SHORT EXERCISE: Your task is to retype the lines from the opening of the material through the line that includes "const zeroLevel = 0;". Do not copy the pictures.

[start GIVEN MATERIAL]

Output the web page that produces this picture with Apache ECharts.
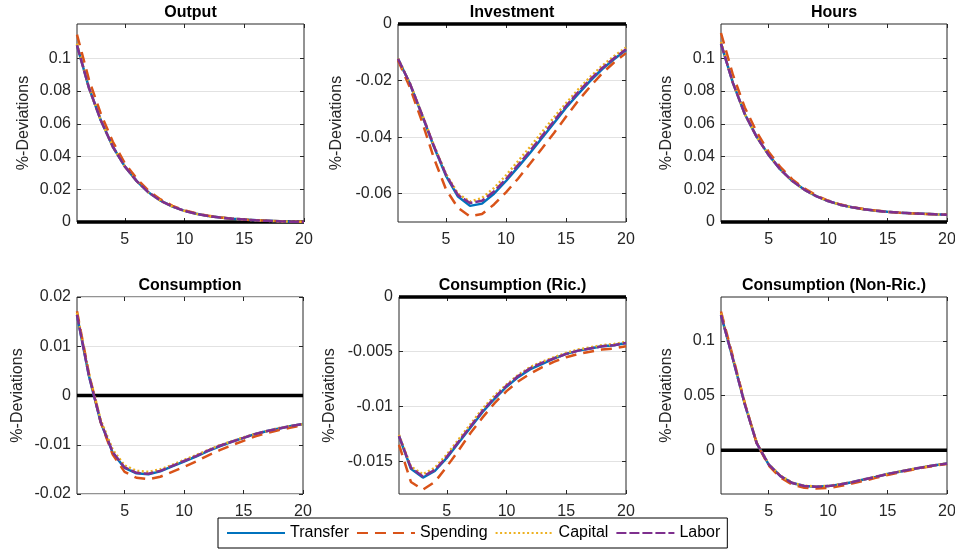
<!DOCTYPE html>
<html><head><meta charset="utf-8">
<script src="https://cdn.jsdelivr.net/npm/echarts@6/dist/echarts.min.js"></script>
<style>html,body{margin:0;padding:0;background:#fff}#c{width:955px;height:554px}</style>
</head><body><div id="c"></div>
<script>
const periods = [1,2,3,4,5,6,7,8,9,10,11,12,13,14,15,16,17,18,19,20];
const seriesNames = ['Transfer','Spending','Capital','Labor'];
const panelTitles = ['Output','Investment','Hours','Consumption','Consumption (Ric.)','Consumption (Non-Ric.)'];
const yAxisName = '%-Deviations';
const xTickValues = [5,10,15,20];
const outputTicks = [0,0.02,0.04,0.06,0.08,0.1];
const investmentTicks = [-0.06,-0.04,-0.02,0];
const hoursTicks = [0,0.02,0.04,0.06,0.08,0.1];
const consumptionTicks = [-0.02,-0.01,0,0.01,0.02];
const ricTicks = [-0.015,-0.01,-0.005,0];
const nonRicTicks = [0,0.05,0.1];
const zeroLevel = 0;

const outputTransfer = [0.108,0.082,0.062,0.046,0.034,0.025,0.018,0.013,0.0094,0.0068,0.0050,0.0036,0.0027,0.0020,0.0015,0.0010,0.0007,0.0004,0.0002,0.0001];
const outputSpending = [0.1145,0.087,0.066,0.049,0.036,0.0265,0.019,0.0138,0.0099,0.0071,0.0052,0.0038,0.0028,0.0021,0.0015,0.0010,0.0007,0.0004,0.0002,0.0001];
const outputCapital  = [0.109,0.082,0.062,0.046,0.034,0.025,0.018,0.013,0.0094,0.0068,0.0050,0.0036,0.0027,0.0020,0.0015,0.0010,0.0007,0.0004,0.0002,0.0001];
const outputLabor    = [0.108,0.082,0.062,0.046,0.034,0.025,0.018,0.013,0.0094,0.0068,0.0050,0.0036,0.0027,0.0020,0.0015,0.0010,0.0007,0.0004,0.0002,0.0001];

const investmentTransfer = [-0.0123,-0.0212,-0.0322,-0.0435,-0.0537,-0.0610,-0.0643,-0.0635,-0.0600,-0.0555,-0.0506,-0.0456,-0.0403,-0.0350,-0.0296,-0.0248,-0.0202,-0.0160,-0.0125,-0.0092];
const investmentSpending = [-0.0128,-0.0225,-0.0345,-0.0475,-0.0585,-0.0650,-0.0680,-0.0672,-0.0638,-0.0595,-0.0547,-0.0494,-0.0440,-0.0385,-0.0328,-0.0272,-0.0222,-0.0175,-0.0136,-0.0103];
const investmentCapital  = [-0.0122,-0.0210,-0.0318,-0.0430,-0.0530,-0.0600,-0.0628,-0.0615,-0.0580,-0.0535,-0.0485,-0.0435,-0.0382,-0.0330,-0.0280,-0.0232,-0.0188,-0.0148,-0.0114,-0.0083];
const investmentLabor    = [-0.0123,-0.0211,-0.0320,-0.0432,-0.0533,-0.0605,-0.0633,-0.0625,-0.0592,-0.0548,-0.0499,-0.0449,-0.0396,-0.0343,-0.0290,-0.0242,-0.0197,-0.0156,-0.0121,-0.0089];

const hoursTransfer = [0.109,0.085,0.066,0.052,0.041,0.032,0.025,0.0198,0.0158,0.0128,0.0106,0.0090,0.0078,0.0069,0.0062,0.0057,0.0053,0.0050,0.0047,0.0045];
const hoursSpending = [0.1155,0.090,0.070,0.055,0.043,0.0335,0.026,0.0205,0.0163,0.0131,0.0108,0.0091,0.0079,0.0070,0.0063,0.0057,0.0053,0.0050,0.0047,0.0045];
const hoursCapital  = [0.110,0.085,0.066,0.052,0.041,0.032,0.025,0.0198,0.0158,0.0128,0.0106,0.0090,0.0078,0.0069,0.0062,0.0057,0.0053,0.0050,0.0047,0.0045];
const hoursLabor    = [0.109,0.085,0.066,0.052,0.041,0.032,0.025,0.0198,0.0158,0.0128,0.0106,0.0090,0.0078,0.0069,0.0062,0.0057,0.0053,0.0050,0.0047,0.0045];

const consumptionTransfer = [0.0163,0.0040,-0.0055,-0.0116,-0.0147,-0.0158,-0.0160,-0.0154,-0.0144,-0.0134,-0.0124,-0.0113,-0.0103,-0.0094,-0.0086,-0.0078,-0.0072,-0.0067,-0.0062,-0.0058];
const consumptionSpending = [0.0171,0.0045,-0.0055,-0.0120,-0.0155,-0.0167,-0.0170,-0.0165,-0.0155,-0.0145,-0.0134,-0.0122,-0.0111,-0.0101,-0.0092,-0.0083,-0.0076,-0.0070,-0.0065,-0.0060];
const consumptionCapital  = [0.0168,0.0045,-0.0050,-0.0110,-0.0142,-0.0153,-0.0155,-0.0150,-0.0141,-0.0131,-0.0121,-0.0111,-0.0101,-0.0093,-0.0085,-0.0078,-0.0072,-0.0066,-0.0062,-0.0058];
const consumptionLabor    = [0.0164,0.0041,-0.0054,-0.0115,-0.0146,-0.0157,-0.0159,-0.0153,-0.0143,-0.0133,-0.0123,-0.0112,-0.0102,-0.0094,-0.0086,-0.0078,-0.0072,-0.0067,-0.0062,-0.0058];

const ricTransfer = [-0.0127,-0.0157,-0.0165,-0.0159,-0.0147,-0.0133,-0.0119,-0.0105,-0.0093,-0.0082,-0.0073,-0.0066,-0.0061,-0.0056,-0.0052,-0.0049,-0.0047,-0.0045,-0.0044,-0.0042];
const ricSpending = [-0.0135,-0.0169,-0.0176,-0.0169,-0.0155,-0.0140,-0.0124,-0.0110,-0.0097,-0.0086,-0.0077,-0.0070,-0.0064,-0.0059,-0.0055,-0.0052,-0.0050,-0.0048,-0.0047,-0.0045];
const ricCapital  = [-0.0126,-0.0155,-0.0162,-0.0156,-0.0144,-0.0130,-0.0116,-0.0102,-0.0090,-0.0080,-0.0071,-0.0064,-0.0059,-0.0055,-0.0051,-0.0048,-0.0046,-0.0044,-0.0043,-0.0041];
const ricLabor    = [-0.0127,-0.0156,-0.0164,-0.0158,-0.0146,-0.0132,-0.0118,-0.0104,-0.0092,-0.0081,-0.0072,-0.0065,-0.0060,-0.0056,-0.0052,-0.0049,-0.0047,-0.0045,-0.0044,-0.0042];

const nonRicTransfer = [0.1237,0.0835,0.0420,0.0065,-0.0130,-0.0237,-0.0300,-0.0327,-0.0333,-0.0328,-0.0313,-0.0292,-0.0268,-0.0244,-0.0218,-0.0196,-0.0175,-0.0155,-0.0138,-0.0122];
const nonRicSpending = [0.1267,0.0855,0.0430,0.0065,-0.0140,-0.0250,-0.0315,-0.0343,-0.0350,-0.0345,-0.0328,-0.0305,-0.0280,-0.0253,-0.0226,-0.0202,-0.0180,-0.0159,-0.0141,-0.0125];
const nonRicCapital  = [0.1250,0.0845,0.0430,0.0070,-0.0125,-0.0233,-0.0297,-0.0325,-0.0331,-0.0326,-0.0311,-0.0290,-0.0266,-0.0242,-0.0217,-0.0195,-0.0174,-0.0154,-0.0137,-0.0121];
const nonRicLabor    = [0.1237,0.0835,0.0420,0.0065,-0.0130,-0.0237,-0.0300,-0.0327,-0.0333,-0.0328,-0.0313,-0.0292,-0.0268,-0.0244,-0.0218,-0.0196,-0.0175,-0.0155,-0.0138,-0.0122];

const FONT = '"Liberation Sans", Arial, Helvetica, sans-serif';
const AX = '#262626';
const colors = ['#0072BD','#D95319','#EDB120','#7E2F8E'];
const dashes = ['solid',[11,7],[2,2.5],[10,3]];

const panels = [
  {data:[outputTransfer,outputSpending,outputCapital,outputLabor], yMin:0, yMax:0.121, ticks:outputTicks, nameGap:45},
  {data:[investmentTransfer,investmentSpending,investmentCapital,investmentLabor], yMin:-0.07, yMax:0, ticks:investmentTicks, nameGap:53},
  {data:[hoursTransfer,hoursSpending,hoursCapital,hoursLabor], yMin:0, yMax:0.121, ticks:hoursTicks, nameGap:46},
  {data:[consumptionTransfer,consumptionSpending,consumptionCapital,consumptionLabor], yMin:-0.02, yMax:0.02, ticks:consumptionTicks, nameGap:51},
  {data:[ricTransfer,ricSpending,ricCapital,ricLabor], yMin:-0.018, yMax:0, ticks:ricTicks, nameGap:61},
  {data:[nonRicTransfer,nonRicSpending,nonRicCapital,nonRicLabor], yMin:-0.04, yMax:0.14, ticks:nonRicTicks, nameGap:46}
];
const rects = [[77,24,227,198],[398,24,228,198],[721,24,226,198],[77,297,226,197],[399,297,227,197],[721,297,226,197]];

const grids=[], xAxes=[], yAxes=[], series=[], graphics=[];
panels.forEach((p,i)=>{
  const r = rects[i];
  grids.push({left:r[0], top:r[1], width:r[2], height:r[3], show:true, borderColor:AX, borderWidth:1, backgroundColor:'#fff', containLabel:false, outerBoundsMode:'none'});
  const tick = {show:true, inside:true, length:4, lineStyle:{color:AX, width:1}};
  xAxes.push({gridIndex:i, type:'value', min:1, max:20,
    axisLine:{show:false,onZero:false}, axisTick:Object.assign({customValues:xTickValues}, tick),
    axisLabel:{customValues:xTickValues, fontFamily:FONT, fontSize:16, color:AX, margin:10},
    splitLine:{show:false}});
  xAxes.push({gridIndex:i, type:'value', position:'top', min:1, max:20,
    axisLine:{show:false,onZero:false}, axisTick:Object.assign({customValues:xTickValues}, tick),
    axisLabel:{show:false}, splitLine:{show:false}});
  yAxes.push({gridIndex:i, type:'value', min:p.yMin, max:p.yMax,
    axisLine:{show:false,onZero:false}, axisTick:Object.assign({customValues:p.ticks}, tick),
    axisLabel:{customValues:p.ticks, fontFamily:FONT, fontSize:16, color:AX, margin:6},
    splitLine:{show:true, lineStyle:{color:'#e2e2e2', width:1}},
    name:yAxisName, nameLocation:'middle', nameGap:p.nameGap,
    nameTextStyle:{fontFamily:FONT, fontSize:16, color:AX}});
  yAxes.push({gridIndex:i, type:'value', position:'right', min:p.yMin, max:p.yMax,
    axisLine:{show:false,onZero:false}, axisTick:Object.assign({customValues:p.ticks}, tick),
    axisLabel:{show:false}, splitLine:{show:false}});
  series.push({name:'zero', type:'line', xAxisIndex:2*i, yAxisIndex:2*i, data:periods.map(t=>[t,zeroLevel]),
    symbol:'none', silent:true, clip:false, z:1, lineStyle:{color:'#000', width:3.5}, itemStyle:{color:'#000'}});
  p.data.forEach((arr,j)=>{
    series.push({name:seriesNames[j], type:'line', xAxisIndex:2*i, yAxisIndex:2*i,
      data:periods.map((t,k)=>[t,arr[k]]), symbol:'none', z:2+j,
      lineStyle:{color:colors[j], width:2.5, type:dashes[j]}, itemStyle:{color:colors[j]}});
  });
  graphics.push({type:'text', x:r[0]+r[2]/2, y:r[1]-11,
    style:{text:panelTitles[i], font:'bold 16px '+FONT, fill:'#000', align:'center', verticalAlign:'middle'}});
});

const chart = echarts.init(document.getElementById('c'), null, {renderer:'canvas'});
chart.setOption({
  animation:false,
  backgroundColor:'#fff',
  grid:grids, xAxis:xAxes, yAxis:yAxes, series:series, graphic:graphics,
  legend:{data:seriesNames, left:218, top:518, orient:'horizontal', itemWidth:58, itemHeight:16, itemGap:7,
    padding:[7,7,7,8], borderColor:'#000', borderWidth:1, backgroundColor:'#fff', selectedMode:false,
    itemStyle:{opacity:0},
    textStyle:{fontFamily:FONT, fontSize:16, color:'#000'}}
});
</script></body></html>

[end GIVEN MATERIAL]

RESPONSE TO THIS TASK:
Output the web page that produces this picture with Apache ECharts.
<!DOCTYPE html>
<html><head><meta charset="utf-8">
<script src="https://cdn.jsdelivr.net/npm/echarts@6/dist/echarts.min.js"></script>
<style>html,body{margin:0;padding:0;background:#fff}#c{width:955px;height:554px}</style>
</head><body><div id="c"></div>
<script>
const periods = [1,2,3,4,5,6,7,8,9,10,11,12,13,14,15,16,17,18,19,20];
const seriesNames = ['Transfer','Spending','Capital','Labor'];
const panelTitles = ['Output','Investment','Hours','Consumption','Consumption (Ric.)','Consumption (Non-Ric.)'];
const yAxisName = '%-Deviations';
const xTickValues = [5,10,15,20];
const outputTicks = [0,0.02,0.04,0.06,0.08,0.1];
const investmentTicks = [-0.06,-0.04,-0.02,0];
const hoursTicks = [0,0.02,0.04,0.06,0.08,0.1];
const consumptionTicks = [-0.02,-0.01,0,0.01,0.02];
const ricTicks = [-0.015,-0.01,-0.005,0];
const nonRicTicks = [0,0.05,0.1];
const zeroLevel = 0;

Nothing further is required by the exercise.